By Joseph Temple
This past Sunday in Geneva, a highly sought-after collection of rare wine bottles including several grand crus from the legendary Domaine de la Romanée-Conti estate went up on the auction block. Owned by an anonymous individual and allegedly stored for 15 years at the Geneva Freeports customs-free zone, Michael Ganne of the Baghera Wines auction house told journalists that this particular auction was “the most important one over the past two decades in continental Europe.”
Then all hell broke loose!
Just days before this supposed treasure trove went under the gavel, a lengthy posting by lawyer Don Cornwell was made on Wineberserkers.com titled “AN URGENT WARNING ABOUT THE WINE AUCTION AT BAGHERA WINE AUCTIONS IN GENEVA ON MAY 22, 2016.” Listing many inconsistencies along with photographic comparisons to substantiate his claims, Cornwell declared, “On very rare occasions, we run into problems so overwhelming, or the conduct is so obviously fraudulent, that I’m forced to warn the public about a problem involving counterfeit wines or wine fraud. Sadly, this is one of those occasions.”
The first lots placed under the microscope contained 1978 Romanée Conti, which Cornwell claims are counterfeit because of the embossed glass—a feature that was only used for the 1974 vintage. Other examples include a 1952 DRC Romanée Conti with a wax capsule (it shouldn’t have one) and a 1961 Petrus Magnum with a falsified label that is clear as day. However, two bottles of 1919 Rousseau Grand Chambertin Vieux Plants didn’t require you to be Sherlock Holmes; a simple Google search would suffice. “Rousseau did not own any vines in Chambertin until 1920,” writes Cornwell. “This is directly stated on Rousseau’s website.”

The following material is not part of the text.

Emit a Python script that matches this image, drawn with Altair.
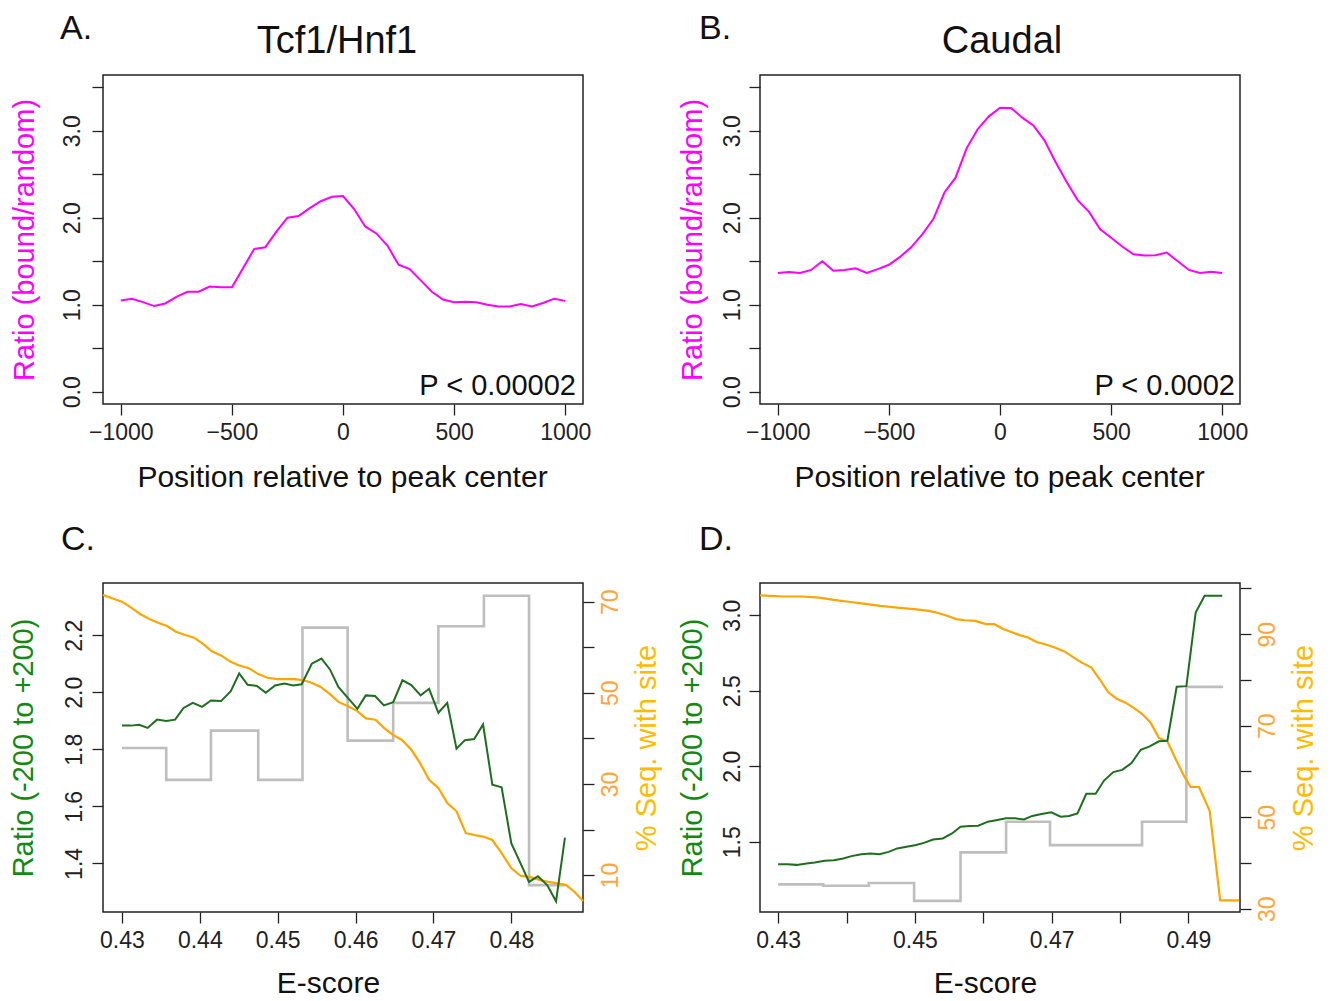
import altair as alt
import pandas as pd

# ---------------- data ----------------
pos = [-1000, -950, -900, -850, -800, -750, -700, -650, -600, -550, -500,
       -450, -400, -350, -300, -250, -200, -150, -100, -50, 0,
       50, 100, 150, 200, 250, 300, 350, 400, 450, 500,
       550, 600, 650, 700, 750, 800, 850, 900, 950, 1000]
tcf_ratio = [1.05, 1.07, 1.03, 0.985, 1.015, 1.09, 1.15, 1.15, 1.21, 1.20, 1.20,
             1.42, 1.64, 1.66, 1.84, 2.00, 2.02, 2.11, 2.19, 2.24, 2.25,
             2.10, 1.90, 1.82, 1.68, 1.46, 1.41, 1.28, 1.15, 1.06, 1.03,
             1.035, 1.03, 1.00, 0.98, 0.98, 1.01, 0.98, 1.02, 1.07, 1.045]
caudal_ratio = [1.365, 1.377, 1.365, 1.40, 1.50, 1.39, 1.40, 1.42, 1.365, 1.41, 1.46,
                1.55, 1.66, 1.81, 1.985, 2.29, 2.46, 2.80, 3.02, 3.165, 3.265,
                3.26, 3.15, 3.06, 2.89, 2.64, 2.41, 2.20, 2.07, 1.87, 1.77,
                1.67, 1.58, 1.565, 1.57, 1.60, 1.50, 1.40, 1.365, 1.38, 1.365]

# Panel C
c_green_e = [0.4300, 0.43114, 0.43222, 0.4333, 0.4345, 0.43569, 0.43683, 0.43791, 0.4391, 0.44029,
             0.44143, 0.44273, 0.44398, 0.44506, 0.44614, 0.44733, 0.44847, 0.44966, 0.45086, 0.45199,
             0.45308, 0.45438, 0.45562, 0.45671, 0.45779, 0.45898, 0.46023, 0.46131, 0.4625, 0.46364,
             0.46483, 0.46602, 0.46716, 0.46835, 0.46944, 0.47063, 0.47177, 0.47296, 0.47404, 0.47523,
             0.47637, 0.47756, 0.47875, 0.4800, 0.48108, 0.48227, 0.48341, 0.4846, 0.48574, 0.48688]
c_green_r = [1.883, 1.883, 1.886, 1.875, 1.904, 1.899, 1.904, 1.945, 1.963, 1.949,
             1.971, 1.969, 2.004, 2.066, 2.026, 2.022, 1.998, 2.024, 2.031, 2.024,
             2.028, 2.100, 2.118, 2.080, 2.019, 1.981, 1.942, 1.989, 1.987, 1.954,
             1.965, 2.042, 2.025, 1.989, 2.012, 1.928, 1.963, 1.802, 1.832, 1.836,
             1.887, 1.676, 1.667, 1.470, 1.406, 1.335, 1.355, 1.324, 1.267, 1.490]
c_orange_e = [0.42756, 0.42881, 0.4300, 0.43114, 0.43233, 0.43352, 0.43466, 0.43585, 0.43693, 0.43813,
              0.43926, 0.44045, 0.44154, 0.44273, 0.44398, 0.44506, 0.44631, 0.4475, 0.44869, 0.44993,
              0.45102, 0.4521, 0.45318, 0.45438, 0.45551, 0.45671, 0.45779, 0.45898, 0.46023, 0.46131,
              0.46256, 0.46364, 0.46483, 0.46592, 0.46716, 0.46824, 0.46944, 0.47063, 0.47177, 0.47296,
              0.47415, 0.47523, 0.47648, 0.47756, 0.47875, 0.4800, 0.48119, 0.48233, 0.48352, 0.48471,
              0.48596, 0.48704, 0.48813, 0.48921]
c_orange_p = [71.5, 70.7, 70.0, 68.75, 67.3, 66.2, 65.4, 64.6, 63.4, 62.7,
              62.1, 60.7, 59.1, 58.2, 56.8, 56.0, 55.4, 54.1, 53.3, 53.0,
              53.0, 53.0, 52.8, 52.2, 51.3, 49.7, 48.0, 47.1, 46.0, 44.4,
              44.1, 42.3, 40.7, 39.7, 37.5, 34.7, 30.9, 29.1, 25.8, 24.0,
              19.2, 18.8, 18.4, 17.7, 14.8, 11.5, 9.85, 9.6, 9.0, 8.5,
              8.2, 7.8, 6.3, 4.3]
c_gray_e = [0.4300, 0.43569, 0.44143, 0.4475, 0.45318, 0.45898, 0.46483, 0.47063, 0.47648, 0.48227, 0.48688]
c_gray_p = [37.9, 30.9, 41.7, 30.9, 64.3, 39.5, 47.8, 64.6, 71.3, 7.8, 7.8]

# Panel D
d_green_e = [0.4300, 0.43136, 0.43272, 0.43414, 0.43537, 0.43679, 0.43815, 0.43951, 0.44074, 0.44216,
             0.44352, 0.44481, 0.44617, 0.44741, 0.44877, 0.45019, 0.45142, 0.45265, 0.45407, 0.45543,
             0.45667, 0.45802, 0.45926, 0.46068, 0.46204, 0.46333, 0.46469, 0.46593, 0.46716, 0.46852,
             0.46994, 0.4713, 0.47253, 0.47377, 0.47506, 0.47642, 0.47765, 0.47901, 0.48031, 0.48167,
             0.48302, 0.48432, 0.48568, 0.48691, 0.48827, 0.48969, 0.49105, 0.49235, 0.4937, 0.49494]
d_green_r = [1.351, 1.351, 1.347, 1.356, 1.363, 1.374, 1.378, 1.389, 1.405, 1.418,
             1.422, 1.418, 1.433, 1.456, 1.467, 1.478, 1.494, 1.515, 1.522, 1.555,
             1.600, 1.604, 1.606, 1.633, 1.644, 1.655, 1.655, 1.648, 1.671, 1.684,
             1.695, 1.666, 1.671, 1.688, 1.817, 1.817, 1.905, 1.961, 1.976, 2.021,
             2.109, 2.131, 2.165, 2.169, 2.526, 2.530, 3.018, 3.129, 3.129, 3.129]
d_orange_e = [0.42735, 0.42889, 0.43074, 0.43352, 0.43599, 0.43815, 0.44031, 0.44247, 0.44494, 0.44741,
              0.44988, 0.45204, 0.45327, 0.45481, 0.45605, 0.45728, 0.45883, 0.46037, 0.4616, 0.46284,
              0.46407, 0.46531, 0.46654, 0.46778, 0.46901, 0.47025, 0.47179, 0.47302, 0.47426, 0.4758,
              0.47704, 0.47827, 0.4795, 0.48074, 0.48198, 0.48321, 0.48444, 0.48568, 0.48691, 0.48815,
              0.48938, 0.49031, 0.49154, 0.49309, 0.49463, 0.49586, 0.49741]
d_orange_p = [98.5, 98.4, 98.25, 98.25, 98.0, 97.5, 97.1, 96.7, 96.2, 95.8,
              95.5, 95.1, 94.7, 94.0, 93.3, 93.06, 92.9, 92.2, 92.2, 91.2,
              90.5, 89.8, 89.3, 88.3, 87.8, 87.2, 86.3, 85.1, 83.9, 82.7,
              80.1, 77.3, 75.9, 75.1, 73.9, 72.6, 70.7, 67.3, 66.6, 62.6,
              58.9, 56.6, 56.6, 51.4, 31.8, 31.8, 31.8]
d_gray_e = [0.4300, 0.4366, 0.44327, 0.44988, 0.45667, 0.46333, 0.46975, 0.48321, 0.48969, 0.49506]
d_gray_p = [35.3, 35.0, 35.6, 31.7, 42.3, 49.0, 43.9, 49.0, 78.5, 78.5]

# ---------------- style ----------------
FONT = "Liberation Sans"
W, H = 480, 329
MAGENTA = "#FF00FF"
GREEN_LINE = "#1f6e1f"
GREEN_TITLE = "#118a11"
ORANGE = "#FFA500"
ORANGE_LAB = "#FFA53A"
YELLOW_TITLE = "#FFBB00"
GRAY = "#BEBEBE"
INK = "#111111"


def axis(**kw):
    base = dict(domain=False, grid=False, ticks=True, tickSize=11, tickColor="#222222",
                tickWidth=1.3, labelFont=FONT, labelFontSize=23, labelColor="#222222",
                titleFont=FONT, titleFontSize=30, titleFontWeight="normal",
                labelOverlap=False, labelFlush=False)
    base.update(kw)
    return alt.Axis(**base)


def x_axis(values, title, title_x, title_y, label_expr=None, fmt=None):
    kw = dict(values=values, title=title, titleColor=INK, labelAngle=0, labelAlign="center",
              labelBaseline="top", labelPadding=6, titleX=title_x, titleY=title_y,
              titleAlign="center", titleBaseline="alphabetic", orient="bottom")
    if label_expr:
        kw["labelExpr"] = label_expr
    if fmt:
        kw["format"] = fmt
    return axis(**kw)


def y_left(values, title, color, pad, tx, label_expr=None, fmt=None):
    kw = dict(values=values, title=title, titleColor=color, orient="left", labelAngle=270,
              labelAlign="center", labelBaseline="alphabetic", labelPadding=pad,
              titleAngle=270, titleX=tx, titleY=H / 2, titleAlign="center",
              titleBaseline="alphabetic", titleFontSize=29)
    if label_expr:
        kw["labelExpr"] = label_expr
    if fmt:
        kw["format"] = fmt
    return axis(**kw)


def y_right(values):
    return axis(values=values, title="% Seq. with site", titleColor=YELLOW_TITLE, orient="right",
                labelAngle=270, labelAlign="center", labelBaseline="top", labelPadding=5,
                labelColor=ORANGE_LAB,
                labelExpr="datum.value % 20 === 10 ? datum.label : ''",
                titleAngle=270, titleX=72, titleY=H / 2, titleAlign="center",
                titleBaseline="alphabetic", titleFontSize=29)


one = pd.DataFrame({"k": [0]})


def label_text(text, x, y, size, align="left"):
    return alt.Chart(one).mark_text(text=text, font=FONT, fontSize=size, color=INK,
                                    align=align, baseline="alphabetic").encode(
        x=alt.value(x), y=alt.value(y))


def top_panel(values, letter, letter_x, title, title_x, ptext, ptext_x, pad, tx):
    df = pd.DataFrame({"pos": pos, "ratio": values})
    line = alt.Chart(df).mark_line(color=MAGENTA, strokeWidth=2).encode(
        x=alt.X("pos:Q", scale=alt.Scale(domain=[-1080, 1080], nice=False, zero=False),
                axis=x_axis([-1000, -500, 0, 500, 1000], "Position relative to peak center",
                            239, 82, fmt="d")),
        y=alt.Y("ratio:Q", scale=alt.Scale(domain=[-0.14, 3.64], nice=False, zero=False),
                axis=y_left([0, 0.5, 1, 1.5, 2, 2.5, 3, 3.5], "Ratio (bound/random)", MAGENTA, pad, tx,
                            label_expr="datum.value % 1 === 0 ? format(datum.value, '.1f') : ''")),
    )
    return alt.layer(
        line,
        label_text(letter, letter_x, -36, 34),
        label_text(title, title_x, -22, 38, align="center"),
        label_text(ptext, ptext_x, 320, 29, align="right"),
    ).properties(width=W, height=H)


def bottom_panel(ge, gr, oe, op, ye, yp, xdom, ldom, rdom, xvals, xexpr, lvals, rvals,
                 letter, letter_x, pad, tx):
    xs = alt.Scale(domain=xdom, nice=False, zero=False)
    xenc = alt.X("e:Q", scale=xs,
                 axis=x_axis(xvals, "E-score", 225, 80, label_expr=xexpr, fmt=".2f"))
    rs = alt.Scale(domain=rdom, nice=False, zero=False)
    renc = alt.Y("p:Q", scale=rs, axis=y_right(rvals))
    gray = alt.Chart(pd.DataFrame({"e": ye, "p": yp})).mark_line(
        color=GRAY, strokeWidth=2.6, interpolate="step-after").encode(x=xenc, y=renc)
    orange = alt.Chart(pd.DataFrame({"e": oe, "p": op})).mark_line(
        color=ORANGE, strokeWidth=2.2).encode(x=xenc, y=renc)
    green = alt.Chart(pd.DataFrame({"e": ge, "r": gr})).mark_line(
        color=GREEN_LINE, strokeWidth=2).encode(
        x=xenc,
        y=alt.Y("r:Q", scale=alt.Scale(domain=ldom, nice=False, zero=False),
                axis=y_left(lvals, "Ratio (-200 to +200)", GREEN_TITLE, pad, tx, fmt=".1f")),
    )
    right = alt.layer(gray, orange)
    return alt.layer(right, green, label_text(letter, letter_x, -33, 34)).resolve_scale(
        y="independent").properties(width=W, height=H)


pA = top_panel(tcf_ratio, "A.", -43, "Tcf1/Hnf1", 234, "P < 0.00002", 473, 13, -70)
pB = top_panel(caudal_ratio, "B.", -61, "Caudal", 242, "P < 0.0002", 475, 10, -59)
pC = bottom_panel(c_green_e, c_green_r, c_orange_e, c_orange_p, c_gray_e, c_gray_p,
                  [0.42757, 0.4892], [1.2296, 2.383], [1.9, 74.1],
                  [0.43, 0.44, 0.45, 0.46, 0.47, 0.48], None,
                  [1.4, 1.6, 1.8, 2.0, 2.2], [10, 20, 30, 40, 50, 60, 70],
                  "C.", -42, 11, -71)
pD = bottom_panel(d_green_e, d_green_r, d_orange_e, d_orange_p, d_gray_e, d_gray_p,
                  [0.42735, 0.49753], [1.035, 3.213], [29.27, 101.2],
                  [0.43, 0.44, 0.45, 0.46, 0.47, 0.48, 0.49],
                  "round(datum.value * 100) % 2 === 1 ? format(datum.value, '.2f') : ''",
                  [1.5, 2.0, 2.5, 3.0], [30, 40, 50, 60, 70, 80, 90, 100],
                  "D.", -61, 10, -59)

chart = alt.concat(pA, pB, pC, pD, columns=2, spacing={"row": 179, "column": 177},
                   bounds="flush").properties(
    padding={"top": 3, "left": 0, "right": 0, "bottom": 0}, background="white").configure_view(
    stroke="#222222", strokeWidth=1.5)

chart.save("out.html", embed_options={"renderer": "svg", "actions": False})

After these charges went viral, Baghera quickly responded by removing six lots while promising to cancel the sales of any bottles that were suspect. And despite this dark cloud hanging over Geneva, the collection was still able to raise £4.3m according to The Independent. But have these revelations tainted future auctions? Are lingering doubts surrounding authenticity the new norm?
Given the history of wine counterfeiting and the windfall profits that criminals stand to gain, it was almost inevitable that something like this would happen—and will continue to happen. One high-profile case over the past few years was the trial of Rudy Kurniawan. In 2013, this infamous counterfeiter was sentenced to ten years in prison for making millions off blends that were all created in his kitchen sink and labeled with print outs from his computer. Then there were the bottles allegedly owned by President Thomas Jefferson that were auctioned off in 1985, only to be discovered later on that the engraving “Th. J.” was the result of an electric power tool. The entire ordeal surrounding the Jefferson fraud became the subject of author Benjamin Wallace’s 2008 book The Billionaire’s Vinegar, which is slated to become a major motion picture starring Matthew McConaughey.
An important question that remains is what happens to a bottle that is proven to be a forgery? In 2015, the United States Marshals Service created a well-publicized spectacle by destroying over 500 counterfeit bottles belonging to Kurniawan. But is this standard operating procedure for private brokers and retailers? According to Cornwell’s posting, he found one lot containing a 1969 Rousseau Charmes Chambertin that had Rudy’s fingerprints all over it, including an off-center neck label and incorrect numerals. So are plenty of fake vintages still for sale to unsuspecting buyers? Maureen Downey, a fine wine authenticator who responded on Wineberserkers believes so. “Has any vendor ever made a public spectacle of standing up for the good of the consumer, or the market and destroying counterfeits? NO, you haven’t. Because they don’t,” writes Downey. “All these counterfeits are out there, and being sold and resold. And again- it is mostly by brokers, and shady retailers! At least people are monitoring auctions. There is no way to monitor the grey market.”